Skill with language, invitation and holding the centre
On the Art of Hosting list we have been having a conversation about using language of participatory process. Often the language of these new social technologies can be jargony and off-putting for people who aren’t used to it. That can cause unnecessary defensiveness among participants. So I had some thoughts about using good language AND holding to a core centre…
Don’t fall in love with your processes and tools and langauge and conepts: instead respond to people’s needs and offer what you can and when they ask what it is called, or wonder if you are just making it up, you can point to the body of work, research and experience to be found when you Google “Open Space Technology.” or “World Cafe” or whatever. That will give them comfort if they need it without “selling” them on what we think is good for them
When we put our tools above our client’s needs we are putting ourselves above our clients. When we join a field of learning and curiosity and possibility with our clients and offer what we can, we become co-creative and participatory.
But while we must be careful that in taking care to help people understand the processes that we are not abandoning our centre. So it is a balance, a dance between what is known and unknown. Working at the edge of fear and anxiety can help people come to the next level. Too much comfort is a poison for our times.
I have found that, ALMOST more important that the language I use is the centre I hold. If I am strong and grounded in my centre, the skeptics cannot knock me about, and in fact they are rather drawn to where I am, curious and a little cautious. For you to bring the new into a system – true for any pioneer or leaders – there is a firmness in conviction that comes with an undying trust in possibility and emergence and is helped by having the scars of battle upon you. For sure experience helps you to temper and hold your centre, but you will not get your experience unless you feel what it’s like to stand for something and take the buffeting of uncertainty around you. And occasionally you will fail and that will be your greatest teacher.
So I think you need skill in holding the centre and skill in speaking about it. And that skill comes from practice.
So my business card says: “Asking inspiring questions, hosting powerful conversations, harvesting for wise action.” To the unfamiliar eye that is a tricky set of words to understand, but I stay unapologetic in my use of them, and I have, over the year, developed some facility in explaining them in a way that invites whoever I am speaking to to join me.
In conclusion, practice.
G’day Chris
You have put into words some things I have struggled to describe to myself and others. Recently I have been running workshops with very small groups (5 to 8 people) with really intangible and unknowable themes and questions. Groups seeking to build maps, for the first time, that connect previously isolated parts. The questions that have emerged from these workshops have been the important part of the harvest.
Many of the processes I have used in these ‘groan zone’ moments have emerged by using what I have with and around me – a large table or wall, another room, an outside space or whatever.

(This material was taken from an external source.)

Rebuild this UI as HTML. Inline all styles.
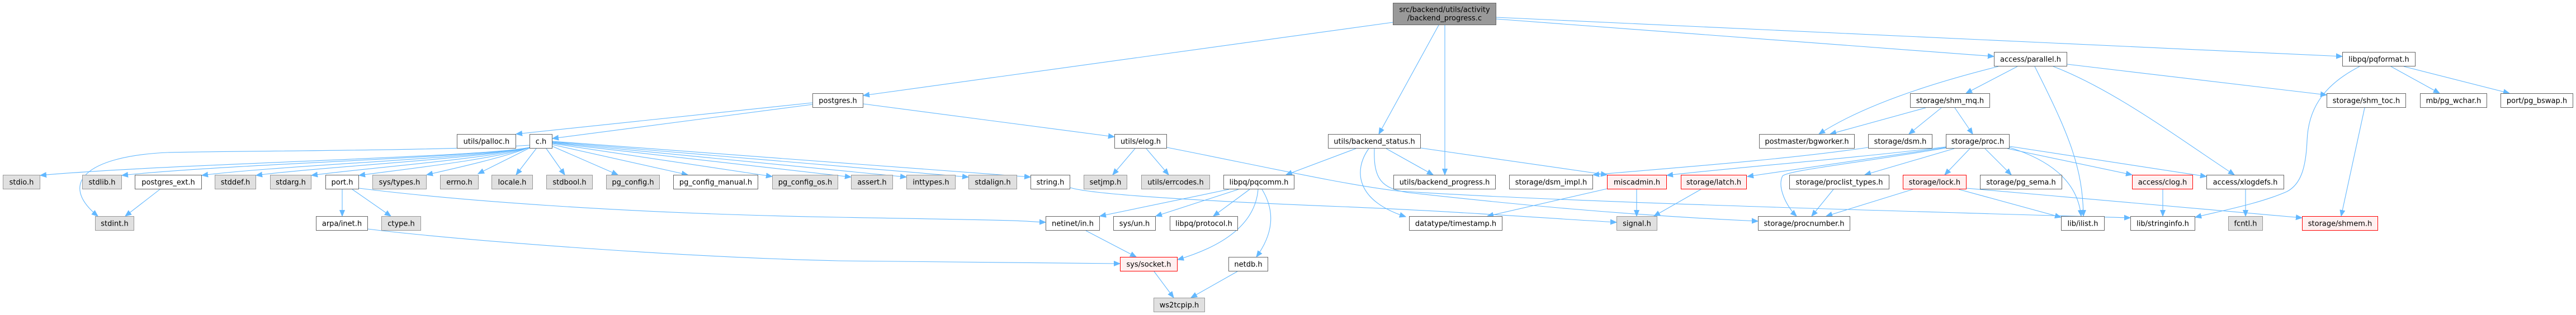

In preparing groups for these moments of ‘groaning’, I have been passing on some thinking skills in the form of Sam Kaners Diamond of Participation model. This seems to help people through the experience and helps me to hold the centre (with conviction) when suggesting a way forward.
I have just realised that many of the processes used in these times have produced “straw dog” maps of the terrain. Building these maps has helped to build shared understanding. One person in one group said at one tense moment of silence … “we have to get this right , it’s still to vague.” to which another replied … “that doesn’t matter, at least we have explored the grey areas between the different parts.”
geoff
Yes Geoff…I have had that experience many times. Once I sat with an organization for eight straight days drawing map after map of where they have been and where they might go and what tools might work. Those maps formed an unorthodox but deeply important strategic plan which was followed to the T for 18 months and got most of what was expected, including the anticipated pitfalls and fatal mistakes. The prescience of those conversations was astonishing.
Lovely.
And good for thinking of lanugage across culture also. Jargon-filled in English. And when taking that to another language (Japan), oy. Thus, yes, to the centre we hold. It itself is an invitation to be curious and move in. Thanks for this Chris.
kweseltun! these words are exactly what i needed in this moment. many cookies n jam. K
A couple of add-ons:
One. The map is not the territory. The map will never be drawn the “right” way. I love the vague conversation, the meanderings, the wanderings, the spacious travel of not having a path and no destination, of exploring the “in-between.”
And in the freedom of the wandering conversation, there is always the potential for the honest, authentic center of each individual to find a voice and add to the collective conversation. And in doing so, in offering an authentic voice to the center of the room, there is an exponential feedback loop that creates more freedom for movement, flow and exploration.
Two. What leads us to believe we need to refer to someone else’s map of the world to support our own innate and centered knowledge and expertise? We have let society program this into us. My body is the fastest, most intelligent, awesome bio-computer in the world. If I get out of the way and let it do its thing, from my center, with authenticity, I change myself and I change the world.
It is society and others, if we choose to let them, that creates the doubt in us all, that we are small, not powerful, not knowledgeable, not worthy. There is no need to refer to anyone else’s map than your own. It becomes unstoppable if you are truly speaking from your own authentic territory.